SAIC was also tapped in 2003, after the invasion of Iraq, to set up a U.S.-friendly television network in Baghdad, which officials hoped to use for messages and stories about reconstruction. SAIC was supposed to train local journalists and set up a newspaper, but the work fell apart amid criticism that the company was producing an amateurish product that did little to get word of U.S. efforts to the Iraqi public.
The Pentagon replaced SAIC in January 2004 with another contractor. "They were clueless as to how to run a media network," Kay said. "It was horribly directed. It shouldn't have been done."
All large companies eventually hit obstacles, some of which are more spectacular than others. But when contractors fail, it's usually not because of a lack of experience in a given area. SAIC's case is troubling, observers say, because it arguably shouldn't have gotten some jobs in the first place.
When agencies decide to award contracts, "one of the things they look for is core competency," Aid said. "This company doesn't have it, because there is no core." SAIC's business model "is a model of models," the former government official said. "They are different things depending on the customer."
In that sense, SAIC is a prime example of the blurring lines between government, which traditionally has run itself, and private industry, which is taking over some of government's tasks.
Looking at the increasing privatization of once-core national security and intelligence functions, Aid asks, "Is the United States government capable of running these operations anymore?" Often, the answer is no. Dependence on contractors has never been higher or more evident. Outside firms build critical computer systems; private-sector employees work alongside government intelligence analysts; outside companies have even provided interrogators to work with U.S. soldiers in Iraq and Afghanistan.

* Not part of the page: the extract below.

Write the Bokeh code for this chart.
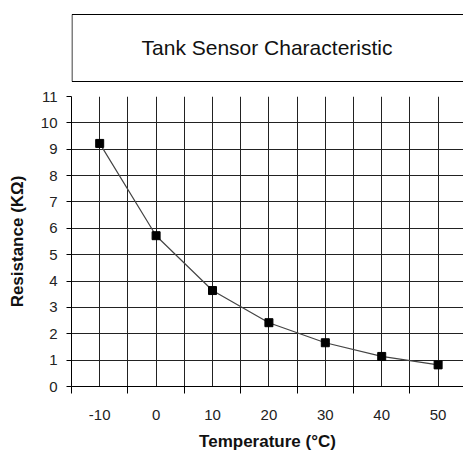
from bokeh.plotting import figure
from bokeh.layouts import column
from bokeh.models import Range1d, FixedTicker
from bokeh.core.properties import value
from bokeh.embed import file_html
from bokeh.resources import INLINE

# ---- data ----
temperature = [-10, 0, 10, 20, 30, 40, 50]
resistance = [9.22, 5.72, 3.64, 2.42, 1.66, 1.14, 0.82]
x_tick_labels = [-10, 0, 10, 20, 30, 40, 50]
x_between_ticks = [-15, -5, 5, 15, 25, 35, 45, 55]
y_ticks = list(range(0, 12))
title_text = "Tank Sensor Characteristic"
x_label = "Temperature (°C)"
y_label = "Resistance (KΩ)"

FONT = "Liberation Sans"
W = 463

# ---- title box figure ----
t = figure(width=W, height=88, output_backend="svg", toolbar_location=None,
           x_axis_type=None, y_axis_type=None,
           x_range=Range1d(-0.5, 391.5), y_range=Range1d(-3, 69),
           min_border_left=71, min_border_right=0, min_border_top=12, min_border_bottom=4)
t.outline_line_color = None
t.border_fill_color = "white"
t.background_fill_color = "white"
t.xgrid.visible = False
t.ygrid.visible = False
t.segment(x0=[0, 0, 0], y0=[0, 67, 0], x1=[400, 400, 0], y1=[0, 67, 67],
          line_color="black", line_width=1)
t.text(x=[195], y=[34], text=[title_text], text_font=value(FONT),
       text_font_size="21px", text_align="center", text_baseline="middle",
       text_color="#111111")

# ---- main plot ----
p = figure(width=W, height=367, output_backend="svg", toolbar_location=None,
           x_range=Range1d(-15, 54.5), y_range=Range1d(0, 11),
           min_border_left=71, min_border_right=0, min_border_top=8, min_border_bottom=69)
p.outline_line_color = None
p.background_fill_color = "white"
p.border_fill_color = "white"

p.xaxis.ticker = FixedTicker(ticks=x_tick_labels, minor_ticks=x_between_ticks)
p.yaxis.ticker = FixedTicker(ticks=y_ticks, minor_ticks=[])
p.xaxis.major_label_overrides = {v: str(v) for v in x_tick_labels}

for ax in (p.xaxis, p.yaxis):
    ax.axis_line_color = "black"
    ax.axis_line_width = 1
    ax.major_label_text_font = FONT
    ax.major_label_text_font_size = "15px"
    ax.major_label_text_color = "#222222"
    ax.axis_label_text_font = FONT
    ax.axis_label_text_font_size = "17px"
    ax.axis_label_text_font_style = "bold"
    ax.axis_label_text_color = "#111111"

p.xaxis.major_tick_out = 0
p.xaxis.major_tick_in = 0
p.xaxis.minor_tick_out = 7
p.xaxis.minor_tick_in = 0
p.xaxis.minor_tick_line_color = "black"
p.xaxis.major_label_standoff = 16
p.xaxis.axis_label = x_label
p.xaxis.axis_label_standoff = 9

p.yaxis.major_tick_out = 5
p.yaxis.major_tick_in = 0
p.yaxis.major_tick_line_color = "black"
p.yaxis.minor_tick_line_color = None
p.yaxis.major_label_standoff = 9
p.yaxis.axis_label = y_label
p.yaxis.axis_label_standoff = 11

p.xgrid.grid_line_color = "#222222"
p.xgrid.grid_line_alpha = 1
p.xgrid.minor_grid_line_color = "#222222"
p.xgrid.minor_grid_line_alpha = 1
p.ygrid.grid_line_color = "#222222"
p.ygrid.grid_line_alpha = 1

p.line(temperature, resistance, line_color="#444444", line_width=1.2)
p.scatter(temperature, resistance, marker="square", size=8,
          fill_color="black", line_color="black")

layout = column(t, p, spacing=0)
open("out.html", "w").write(file_html(layout, INLINE))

"I think the process has crept up on us, and it's not ever been announced or specifically authorized," said Rep. David Price, D-N.C. "I question it." Price has authored legislation requiring the director of national intelligence to submit a report to the congressional Intelligence committees detailing how contracts are regulated. The report, not all of which would be public, would include the minimum standards for hiring and training contractors, and the procedures for preventing waste, fraud, and abuse.
And for contracts worth more than $1 million, individual agencies would have to disclose the number of people they hired for a particular project, as well as a description of how those employees were trained and the work they do. The DNI would also have to recommend ways to improve hiring and training of government employees.
"One has to ask about ... the extent to which the legitimate organs of government, over which we exercise funding control and oversight, are really in charge," Price said. "The contractors in some areas may have become the tail that wags the dog." Price's proposal is included in the pending 2007 Intelligence Authorization Act.
SAIC may also face oversight of a different kind should it decide to go public. Wall Street analysts could judge the company harshly if it botches more high-profile contracts, even though the vast majority of SAIC's work presumably goes smoothly.
"If SAIC stumbles, which could happen again, then the market sentiment may just drag down the valuation of their stock," said Bjorklund, the research firm executive.
In the meantime, SAIC has set its sights even higher. Its chief executive, Kenneth Dahlberg, has said he wants revenues to hit $12 billion by 2008. It's a lofty goal, but if SAIC attains it, talk of contract failures, inexperience, and government oversight will fade into the background. Ultimately, one measure stands above the rest, the former government official said. "You can't argue with revenue."